Press release
The Climate Justice Resilience Fund will support communities on the frontlines of climate change around the world to identify, prioritize, and address the non-economic loss and damage they suffer.
The Scottish Government is partnering with the Climate Justice Resilience Fund (CJRF) to program £5 million in grants, technical assistance, and advocacy. Scotland’s First Minister Humza Yousaf announced the funding in a keynote speech on Monday 18 September during an event at the New York Climate Hub.
The grants will address non-economic loss and damage, which refers to less visible or quantifiable losses as a result of climate breakdown. This can include the loss of family, community, physical and mental health and well-being, sacred sites, and culture.
Launched in 2016, CJRF puts people, their rights, and their lived experience directly at the center of climate action. CJRF makes grants that support women, youth, and Indigenous Peoples to create and share their own solutions for climate resilience.
The new funding from the Scottish Government comes in addition to their £2 million pledge at COP26 in Glasgow in 2021 to address climate-induced loss and damage, which is already funding community-driven work in Bangladesh, Malawi, the Pacific, and elsewhere.
With the additional £5 million from the Scottish Government, CJRF will take a participatory approach and partner with organizations that have close connections to the communities they support. Partners’ interventions will be community-led to ensure that the communities and individuals themselves are assessing their loss and damage and are empowered to identify how they want to address it. Other principles that will underpin the grants include an intentional and rigorous focus on gender, an intersectional approach, and a commitment to addressing non-economic loss and damage resulting from both rapid- and slow-onset events.
Scotland’s First Minister Humza Yousaf said: “Not a single community on Earth will be left untouched by the effects of climate change, but that suffering is not and will not be divided equally. We must ensure the communities facing the worst hardship, with the least resources, are not left behind.
“At COP26, Scotland became the first country in the global north to pledge financial support to address that Loss and Damage. At COP27 we again led the way, committing another £5 million for the neglected area of non-economic loss and damage. We have made good on those promises but the need for urgent responses to climate shocks is only increasing.

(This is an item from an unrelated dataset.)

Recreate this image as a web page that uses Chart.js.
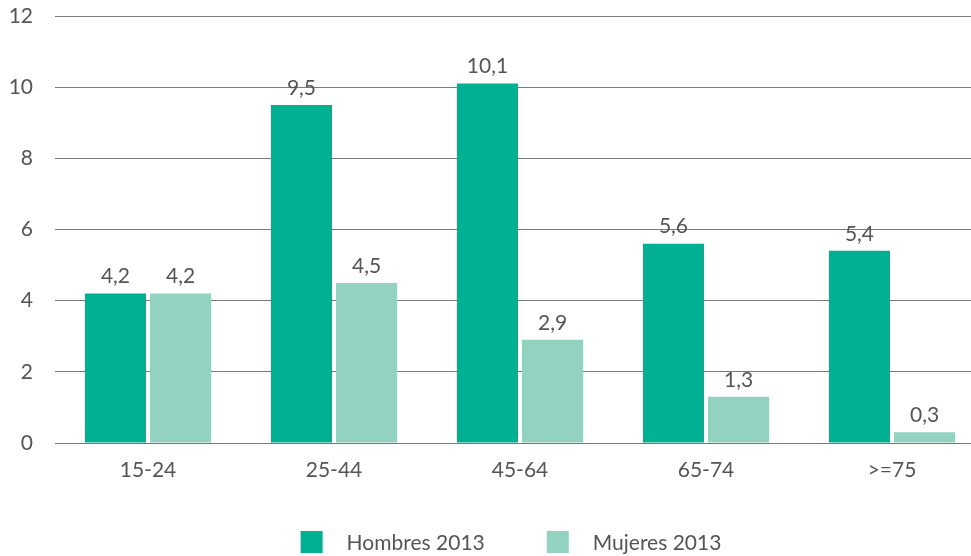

“… Scotland might be a small country but I hope these actions will inspire others to join us in not only making pledges, but in urgently mobilising the finances that are needed on the ground today.”
Heather McGray, Director of the Climate Justice Resilience Fund, said “People around the world are facing the harshest consequences of incessant climate change impacts. For every image of physical, tangible loss depicted in the media – the loss of life, loved ones, homes, entire towns – there are losses that are less visible or quantifiable, but no less real.
It is critical that loss and damage funding reaches the local level and responds to community needs, especially the needs of marginalized community members. This initiative will set a precedent for how funding for non-economic loss and damage can be delivered to secure climate justice for communities. We will focus on communities that bear the brunt of climate impacts that are layered upon many other, historical injustices.”
The new funding from the Scottish Government complements $700,000 in additional funding from the Open Society Foundations to CJRF that focuses on youth-led projects that address loss and damage.
This upcoming set of grants builds upon CJRF’s existing portfolio on loss and damage. Through these new grants, communities and partners will co-create a clearer narrative around non-economic loss and damage. The portfolio will have a very strong emphasis on learning, both about what addressing non-economic loss and damage can look like and about how it can be done in locally led, equitable ways. The lessons gathered will inform funding and policymaking at the global level, enabling global processes to be grounded in local realities.